Banks will report solid profits in 2023. Rising interest margins will enable continued capital generation on top of already strong capital, while liquidity and funding will remain robust, even as gloomy economic conditions across much of the world cause loan performance to deteriorate. Bank creditworthiness will remain broadly stable.

Banks face a weak and more volatile macroeconomic environment

We expect economic growth to slow across the globe in 2023. High inflation, geopolitical shifts and financial market volatility are hurting households and businesses and there is a substantial risk of further shocks ahead. Positively, unemployment, a key leading indicator of credit risk for households, will remain below the 20-year average in most G-20 countries.

Loan performance will deteriorate moderately from strong levels

Loan quality will deteriorate from high levels as Covid measures expire, economic growth weakens, the uncertain outlook undermines confidence, and rising interest rates challenge debt affordability. Loan losses will be kept contained by stricter underwriting standards over the last 10 years, reduced exposure to riskier asset classes and strong loan-loss provisioning.
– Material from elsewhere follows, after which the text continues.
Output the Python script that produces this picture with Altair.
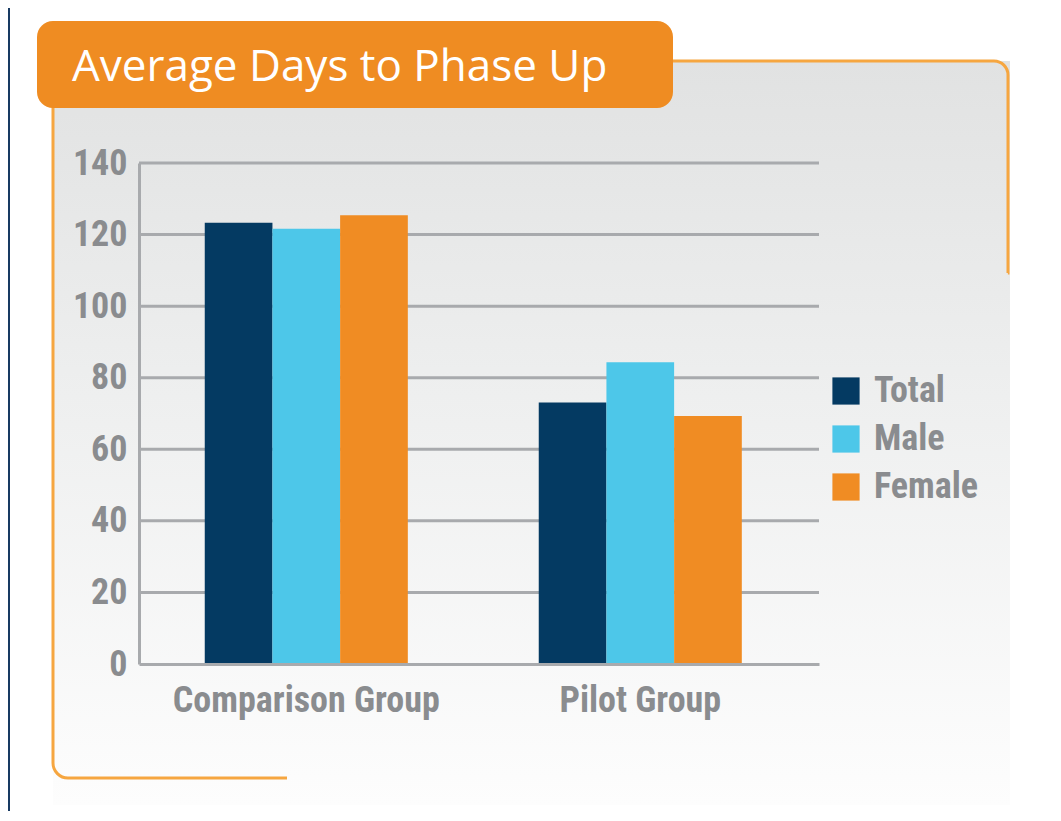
import altair as alt
import pandas as pd

# ---------------- data ----------------
TITLE = "Average Days to Phase Up"
groups = ["Comparison Group", "Pilot Group"]
series = ["Total", "Male", "Female"]
total_values = [123.3, 73.1]
male_values = [121.6, 84.3]
female_values = [125.4, 69.3]
y_ticks = [0, 20, 40, 60, 80, 100, 120, 140]

colors = ["#043a62", "#4dc7e9", "#f08c23"]

rows = []
for s, vals in zip(series, [total_values, male_values, female_values]):
    for g, v in zip(groups, vals):
        rows.append({"group": g, "series": s, "value": v})
df = pd.DataFrame(rows)
grid_df = pd.DataFrame({"tick": [t for t in y_ticks if t > 0]})
one = pd.DataFrame({"k": [0]})

# ---------------- layout (page px -> plot-relative px) ----------------
X0, Y0 = 139, 163          # page position of plot origin
W, H = 680, 501            # plot area
PAD_L, PAD_T = X0 - 8, Y0 - 8
TOTAL_W, TOTAL_H = 1043, 803


def px(x):
    return x - X0


def py(y):
    return y - Y0


NARROW = "Roboto Condensed, DejaVu Sans Condensed, Liberation Sans Narrow, Roboto"
GRAY_TXT = "#8a8c8f"
GRID = "#a8aaad"
ORANGE = "#ef8c22"
ORANGE_LINE = "#f6a640"

# navy page border strip
navy = alt.Chart(one).mark_rect(color="#183a62").encode(
    x=alt.value(px(8)), x2=alt.value(px(10)),
    y=alt.value(py(8)), y2=alt.value(py(8 + TOTAL_H)),
)

# gradient panel
grad = alt.LinearGradient(
    gradient="linear",
    stops=[alt.GradientStop(color="#e1e2e2", offset=0),
           alt.GradientStop(color="#eeefef", offset=0.45),
           alt.GradientStop(color="#fdfdfd", offset=1)],
    x1=0, x2=0, y1=0, y2=1,
)
panel = alt.Chart(one).mark_rect(fill=grad).encode(
    x=alt.value(px(53)), x2=alt.value(px(1010)),
    y=alt.value(py(61)), y2=alt.value(py(805)),
)

# right orange line (top edge + rounded corner + right side)
rx1, rx2, ry1, ry2, rr = 600, 1008, 61, 273, 14
r_len = (rx2 - rx1 - rr) + 1.5708 * rr + (ry2 - ry1 - rr)
rline = alt.Chart(one).mark_rect(
    fillOpacity=0, stroke=ORANGE_LINE, strokeWidth=3,
    cornerRadiusTopRight=rr, strokeDash=[r_len, 4000],
).encode(
    x=alt.value(px(rx1)), x2=alt.value(px(rx2)),
    y=alt.value(py(ry1)), y2=alt.value(py(ry2)),
)

# left orange line (left side + rounded corner + bottom edge)
lx1, lx2, ly1, ly2, lr = 53, 287, 90, 778, 15
l_gap = (lx2 - lx1) + (ly2 - ly1)
lline = alt.Chart(one).mark_rect(
    fillOpacity=0, stroke=ORANGE_LINE, strokeWidth=3,
    cornerRadiusBottomLeft=lr, strokeDash=[0, l_gap, 4000],
).encode(
    x=alt.value(px(lx1)), x2=alt.value(px(lx2)),
    y=alt.value(py(ly1)), y2=alt.value(py(ly2)),
)

# title box
tbox = alt.Chart(one).mark_rect(color=ORANGE, cornerRadius=16).encode(
    x=alt.value(px(37)), x2=alt.value(px(673)),
    y=alt.value(py(21)), y2=alt.value(py(108)),
)
ttext = alt.Chart(one).mark_text(
    text=TITLE, align="left", baseline="alphabetic",
    font="Open Sans", fontSize=44, color="white",
).encode(x=alt.value(px(72)), y=alt.value(py(81)))

yscale = alt.Scale(domain=[0, 140], nice=False, zero=True)
yaxis = alt.Axis(
    values=y_ticks, grid=False, ticks=False, domainColor=GRID,
    domainWidth=3, labelFont=NARROW, labelFontSize=36,
    labelFontWeight="bold", labelColor=GRAY_TXT, labelPadding=12,
    labelLimit=400, zindex=1,
)

grid = alt.Chart(grid_df).mark_rule(color=GRID, strokeWidth=3).encode(
    y=alt.Y("tick:Q", scale=yscale, title=None, axis=yaxis),
)

bars = alt.Chart(df).mark_bar(strokeWidth=0).encode(
    x=alt.X(
        "group:N", sort=groups, title=None,
        scale=alt.Scale(paddingInner=0.392, paddingOuter=0.214, align=0.46),
        axis=alt.Axis(
            labelAngle=0, ticks=False, domainColor=GRID, domainWidth=3,
            labelFont=NARROW, labelFontSize=36, labelFontWeight="bold",
            labelColor=GRAY_TXT, labelPadding=19, labelLimit=500, zindex=1,
        ),
    ),
    xOffset=alt.XOffset("series:N", sort=series,
                        scale=alt.Scale(domain=series, paddingInner=0, paddingOuter=0)),
    y=alt.Y("value:Q", scale=yscale, title=None, axis=yaxis),
    color=alt.Color(
        "series:N", sort=series, title=None,
        scale=alt.Scale(domain=series, range=colors),
        legend=alt.Legend(
            orient="none", legendX=px(828), legendY=py(373),
            symbolType="square", symbolSize=740, symbolStrokeWidth=0,
            symbolOpacity=1, labelFont=NARROW, labelFontSize=36,
            labelFontWeight="bold", labelColor=GRAY_TXT, labelOffset=10,
            labelLimit=400, rowPadding=12, padding=0,
        ),
    ),
)

chart = alt.layer(navy, panel, rline, lline, tbox, ttext, grid, bars).properties(
    width=W, height=H,
    padding={"left": PAD_L, "top": PAD_T,
             "right": TOTAL_W - PAD_L - W, "bottom": TOTAL_H - PAD_T - H},
    autosize=alt.AutoSizeParams(type="none"),
    background="white",
).configure_view(strokeWidth=0)

chart.save("out.html", embed_options={"renderer": "svg", "actions": False})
Problem loan formation will likely be greater in highly dollarised emerging markets, while many banks in energy-producing countries will benefit from higher oil prices.

Rising interest rates and solid reserves will shield banks from increasing delinquencies

Despite difficult operating conditions, banks will report solid profits in 2023. Higher net interest income and strong reserves booked during the pandemic will offset a moderate, inflation-induced increase in operating costs and weakening loan book quality. Banks in North America, the Middle East, some Western European countries and Asia Pacific (excluding China) will benefit most from higher rates.

Capital will remain sound

Capital ratios will remain broadly stable across regions, as solid profitability allows banks to generate capital internally and as regulatory requirements remain high. Profit retention will outpace rising risk-weighted assets and shareholder distributions.

Funding and liquidity will remain strong

Deposits will likely remain well above pre-pandemic levels for at least the next 12 to 18 months, and bail-in debt requirements have now been largely met in most advanced economies. This and a strong starting point mean that banks will remain well funded throughout 2023 even while central banks continue to drain liquidity through quantitative tightening.